Our Week in the Forest
This week at Little Forest Folk Winkworth we have been exploring lots of different topics from vets to pirates, butterflies and space, showing just how versatile and varied forest life can be!
On Monday the children became vets for the day, tending to sick and injured animals. They practiced their bandaging skills, taking temperatures and weight measurements and talked about how to look after the animals kindly. We had our skilled receptionists on hand to take calls from owners and book appointments. Our Little Forest Folk-ers thought carefully about which animals might need their help, from their cats and dogs at home to their animal friends on farms or in the wild.
In the mud kitchen, we made use of all the rain water we’d collected and used this to make a selection of mud pies and mud cakes. The children loved watching how the water runs through colanders and also practiced how they can effectively transfer water from one side of camp to another. We also enjoyed some small car and truck racing, exploring how fast the cars could go, this stimulated rich conversation about where the trucks might be going and what they could be delivering.

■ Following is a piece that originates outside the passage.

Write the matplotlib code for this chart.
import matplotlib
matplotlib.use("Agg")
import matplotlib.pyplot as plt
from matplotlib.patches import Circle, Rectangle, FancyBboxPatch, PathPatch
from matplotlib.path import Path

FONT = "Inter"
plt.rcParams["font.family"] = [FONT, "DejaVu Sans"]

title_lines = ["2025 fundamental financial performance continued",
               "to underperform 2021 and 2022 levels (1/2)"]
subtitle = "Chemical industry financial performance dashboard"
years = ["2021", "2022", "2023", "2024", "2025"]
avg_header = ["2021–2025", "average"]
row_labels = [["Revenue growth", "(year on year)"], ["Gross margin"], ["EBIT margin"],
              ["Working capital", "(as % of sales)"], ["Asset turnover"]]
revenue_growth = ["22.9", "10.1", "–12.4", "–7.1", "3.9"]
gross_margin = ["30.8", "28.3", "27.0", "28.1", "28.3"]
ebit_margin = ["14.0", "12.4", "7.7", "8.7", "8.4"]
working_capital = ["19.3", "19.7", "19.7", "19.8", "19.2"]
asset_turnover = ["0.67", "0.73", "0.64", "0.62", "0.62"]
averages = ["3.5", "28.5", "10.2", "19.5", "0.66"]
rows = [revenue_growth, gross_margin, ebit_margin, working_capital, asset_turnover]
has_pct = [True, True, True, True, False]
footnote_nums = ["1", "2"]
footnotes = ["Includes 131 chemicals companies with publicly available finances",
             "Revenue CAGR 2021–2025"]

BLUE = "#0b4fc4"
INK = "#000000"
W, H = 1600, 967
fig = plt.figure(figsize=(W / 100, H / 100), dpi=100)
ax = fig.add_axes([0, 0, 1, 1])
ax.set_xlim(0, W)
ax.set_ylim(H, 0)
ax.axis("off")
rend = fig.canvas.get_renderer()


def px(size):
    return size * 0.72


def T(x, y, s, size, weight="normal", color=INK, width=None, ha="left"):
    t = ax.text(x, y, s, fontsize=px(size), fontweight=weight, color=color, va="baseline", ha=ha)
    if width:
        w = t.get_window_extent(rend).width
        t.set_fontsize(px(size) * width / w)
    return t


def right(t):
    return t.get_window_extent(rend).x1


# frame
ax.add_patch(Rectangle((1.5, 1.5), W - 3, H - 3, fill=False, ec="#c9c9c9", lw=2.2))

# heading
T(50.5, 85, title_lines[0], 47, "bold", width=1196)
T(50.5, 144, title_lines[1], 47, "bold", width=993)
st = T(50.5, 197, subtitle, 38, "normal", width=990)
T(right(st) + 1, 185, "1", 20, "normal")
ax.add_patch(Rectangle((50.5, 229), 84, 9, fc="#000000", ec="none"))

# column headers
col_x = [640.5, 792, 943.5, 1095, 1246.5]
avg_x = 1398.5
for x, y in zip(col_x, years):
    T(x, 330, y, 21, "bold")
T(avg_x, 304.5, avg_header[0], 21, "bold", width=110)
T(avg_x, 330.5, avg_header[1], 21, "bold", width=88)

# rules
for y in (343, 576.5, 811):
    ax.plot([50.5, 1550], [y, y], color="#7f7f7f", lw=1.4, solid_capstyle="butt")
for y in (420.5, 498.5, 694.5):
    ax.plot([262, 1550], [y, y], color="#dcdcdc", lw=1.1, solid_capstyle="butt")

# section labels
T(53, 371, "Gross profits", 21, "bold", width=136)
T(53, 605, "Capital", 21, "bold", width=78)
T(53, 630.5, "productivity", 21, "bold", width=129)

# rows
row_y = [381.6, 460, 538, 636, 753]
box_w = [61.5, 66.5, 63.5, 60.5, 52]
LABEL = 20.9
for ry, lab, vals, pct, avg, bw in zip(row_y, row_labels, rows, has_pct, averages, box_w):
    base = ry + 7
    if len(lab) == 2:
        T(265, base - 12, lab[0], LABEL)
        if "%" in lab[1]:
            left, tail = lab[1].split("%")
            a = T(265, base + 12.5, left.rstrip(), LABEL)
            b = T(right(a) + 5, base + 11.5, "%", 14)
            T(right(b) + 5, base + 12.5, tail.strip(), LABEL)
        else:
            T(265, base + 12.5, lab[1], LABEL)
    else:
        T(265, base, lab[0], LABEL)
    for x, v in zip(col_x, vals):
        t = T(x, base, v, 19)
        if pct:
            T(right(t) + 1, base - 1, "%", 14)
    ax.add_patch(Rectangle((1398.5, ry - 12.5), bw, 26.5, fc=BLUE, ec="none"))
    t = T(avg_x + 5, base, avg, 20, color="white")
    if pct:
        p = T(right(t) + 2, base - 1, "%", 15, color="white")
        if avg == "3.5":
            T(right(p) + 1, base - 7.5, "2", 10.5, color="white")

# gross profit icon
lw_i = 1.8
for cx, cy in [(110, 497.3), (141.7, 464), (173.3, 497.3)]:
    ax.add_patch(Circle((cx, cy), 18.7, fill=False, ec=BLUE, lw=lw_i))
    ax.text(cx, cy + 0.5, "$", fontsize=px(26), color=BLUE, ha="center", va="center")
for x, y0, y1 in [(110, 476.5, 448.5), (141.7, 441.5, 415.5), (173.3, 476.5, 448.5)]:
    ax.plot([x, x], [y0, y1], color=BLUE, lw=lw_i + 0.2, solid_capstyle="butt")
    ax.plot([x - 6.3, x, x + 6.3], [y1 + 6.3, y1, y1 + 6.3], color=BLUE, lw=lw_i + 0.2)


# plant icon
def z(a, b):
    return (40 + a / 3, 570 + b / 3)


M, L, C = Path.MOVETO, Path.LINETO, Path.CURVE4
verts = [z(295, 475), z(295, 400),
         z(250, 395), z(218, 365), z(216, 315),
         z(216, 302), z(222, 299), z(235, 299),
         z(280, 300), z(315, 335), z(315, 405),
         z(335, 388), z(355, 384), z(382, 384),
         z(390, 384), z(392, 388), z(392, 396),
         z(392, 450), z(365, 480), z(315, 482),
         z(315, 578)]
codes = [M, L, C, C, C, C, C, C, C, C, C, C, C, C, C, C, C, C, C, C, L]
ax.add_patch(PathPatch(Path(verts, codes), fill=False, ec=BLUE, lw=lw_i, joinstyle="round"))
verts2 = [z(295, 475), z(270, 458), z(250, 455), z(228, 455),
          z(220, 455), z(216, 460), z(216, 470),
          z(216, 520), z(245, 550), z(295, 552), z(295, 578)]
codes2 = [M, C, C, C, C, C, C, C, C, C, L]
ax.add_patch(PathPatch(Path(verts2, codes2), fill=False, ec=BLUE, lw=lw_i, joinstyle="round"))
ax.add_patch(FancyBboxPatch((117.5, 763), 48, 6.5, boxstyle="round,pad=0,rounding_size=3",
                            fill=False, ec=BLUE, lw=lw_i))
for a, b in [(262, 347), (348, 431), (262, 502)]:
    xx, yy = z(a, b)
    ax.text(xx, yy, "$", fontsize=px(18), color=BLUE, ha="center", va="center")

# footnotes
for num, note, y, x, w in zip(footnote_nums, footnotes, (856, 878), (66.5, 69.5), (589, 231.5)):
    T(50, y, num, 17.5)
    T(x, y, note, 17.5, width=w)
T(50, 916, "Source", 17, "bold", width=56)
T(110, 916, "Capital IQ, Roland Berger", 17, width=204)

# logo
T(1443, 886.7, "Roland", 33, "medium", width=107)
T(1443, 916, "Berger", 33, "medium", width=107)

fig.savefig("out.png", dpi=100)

On Tuesday, we sailed the seven seas with a very hardy crew of pirates! Aboard the pirate ship, made from pallets complete with a Jolly Roger flag and a plank, our pirates planned where they wanted to go, steered the ship and climbed the rigging, all whilst battling the rain! When they found themselves on a remote island our Little Forest Folk-ers followed their maps to a spooky cave, did lots of digging to find the hidden treasure and hid some new treasure of their own! An old net bag for doing the washing became a fishing net and subsequently an anchor, filled with a heavy stone, showing what rich imaginative play goes on here, whatever the weather. We particularly love to see when real-life, every day objects become magically transformed through play. The children then got crafty and made and decorated their own egg box pirate ships and sang along with an old favourite ‘When I was one, as big as your thumb, the day I went to sea!’

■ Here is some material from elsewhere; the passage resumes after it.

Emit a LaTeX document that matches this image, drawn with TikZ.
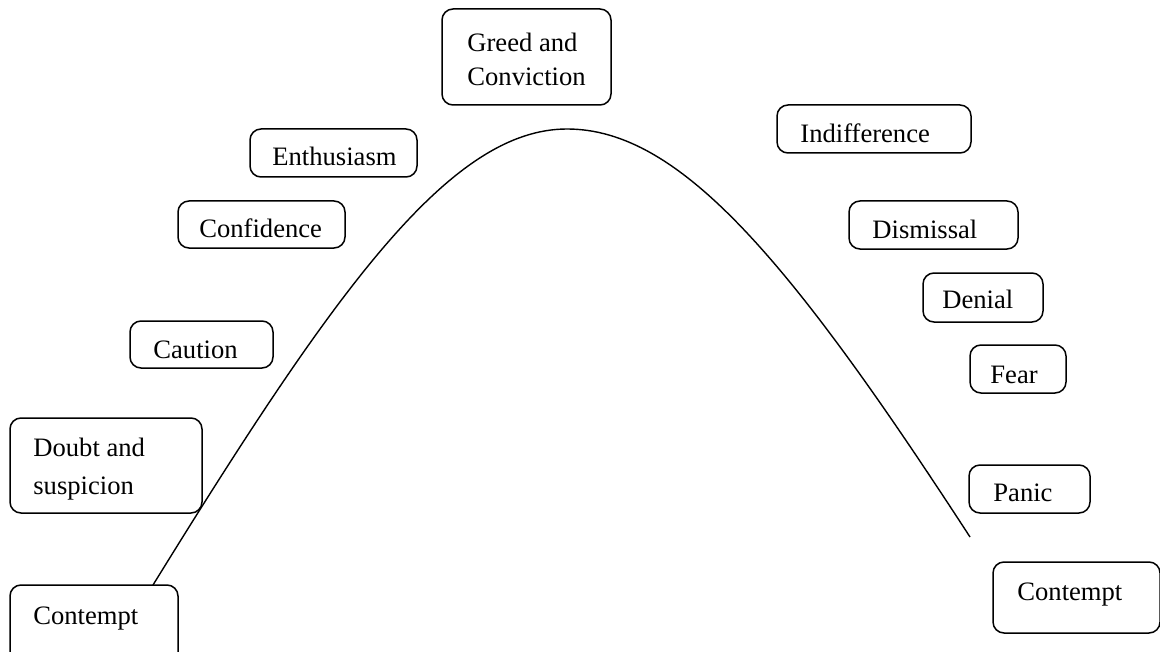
\documentclass[tikz,border=0pt]{standalone}
\usepackage{fontspec}
\setmainfont{Liberation Serif}
\begin{document}
\begin{tikzpicture}[x=0.5pt,y=-0.5pt,
  box/.style={draw,line width=0.75pt,rounded corners=5.5pt,inner sep=0pt},
  lbl/.style={anchor=base west,inner sep=0pt,align=left,font=\fontsize{13.3}{18}\selectfont},
  curve/.style={line width=0.7pt}]
\useasboundingbox (0,0) rectangle (1160,652);
% boxes
\begin{scope}
\clip (0,0) rectangle (1160,652);
\draw[box] (442,9) rectangle (611,105) coordinate (bgreed);
\draw[box] (250,129) rectangle (417,177) coordinate (benth);
\draw[box] (178,201) rectangle (345,248) coordinate (bconf);
\draw[box] (130,321) rectangle (273,368) coordinate (bcaut);
\draw[box] (10,418) rectangle (202,513) coordinate (bdoubt);
\draw[box] (10,585) rectangle (178,670) coordinate (bcontl);
\draw[box] (777,105) rectangle (971,153) coordinate (bindiff);
\draw[box] (849,201) rectangle (1018,249) coordinate (bdism);
\draw[box] (923,273) rectangle (1043,322) coordinate (bden);
\draw[box] (970,345) rectangle (1066,393) coordinate (bfear);
\draw[box] (969,465) rectangle (1090,513) coordinate (bpanic);
\draw[box] (993,562) rectangle (1160,633) coordinate (bcontr);
\end{scope}
% labels (multi-line: anchor on last line's baseline)
\node[lbl,font=\fontsize{13.3}{17}\selectfont] (greed) at (467,86) {Greed and\\Conviction};
\node[lbl] (enth) at (272,166) {Enthusiasm};
\node[lbl] (conf) at (199,237) {Confidence};
\node[lbl] (caut) at (153,358) {Caution};
\node[lbl,font=\fontsize{13.3}{19}\selectfont] (doubt) at (33,494) {Doubt and\\suspicion};
\node[lbl] (contl) at (33,624) {Contempt};
\node[lbl] (indiff) at (800,143) {Indifference};
\node[lbl] (dism) at (872,238) {Dismissal};
\node[lbl] (den) at (942,308) {Denial};
\node[lbl] (fear) at (990,383) {Fear};
\node[lbl] (panic) at (993,501) {Panic};
\node[lbl] (contr) at (1017,600) {Contempt};
% curve
\coordinate (cstart) at (153,585);
\coordinate (ctop) at (567,129);
\coordinate (cend) at (970,537);
\draw[curve] (cstart) .. controls (335,290) and (450,129) .. (ctop)
  .. controls (680,129) and (790,260) .. (cend);
\end{tikzpicture}
\end{document}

Continuing our time on the water, our little adventurers experimented with pouring water down different drain pipes and sailed their own small boats down them between two tuff trays. There were even a few ducks floating around and along them too. The children talked about what would happen if they tilted the drain pipes and what objects would and wouldn’t float, including the egg box boats they had made themselves.
On Wednesday, our little explorers started their day as hungry little caterpillars about to make their cocoon, before becoming beautiful butterflies. They had lots of fun playing dress up, hopping over logs and flying through the plants and the trees, then deciding to make a tree house to live in and have tea in with their butterfly friends!
The children then used their investigative skills with magnifying glasses and binoculars to find hidden butterflies and other insects amongst the forest leaves, talking about which bugs they found, which ones were bigger/smaller, and which could fly. They then got creative and decorated their own butterfly creations. In the book corner they explored insect related tales with ‘The Big Book of Bugs’, ‘What the Ladybird Heard Next’ and ‘Animal Homes’.
On Thursday, it was another rainy day, but that didn’t matter as we zoom, zoom, zoomed off to space! The children had a great deal of fun with our special moon dust sensory tray, complete with astronauts, rockets and satellites. They experimented with the moon dust to make patterns then filled foil balls with it to make meteors which then fell from the sky and exploded into dust when they hit the planet’s surface. Magnet tiles were transformed into impressive, colourful rocket towers, complete with fire boosters, only to be knocked down and rebuilt repeatedly, as it should be! Of course we also enjoyed singing ‘Zoom, Zoom, Zoom, We’re Going to the Moon’, as well as several rounds of ‘Simon Says’ and ‘Mr Clickety Cane’ for good measure!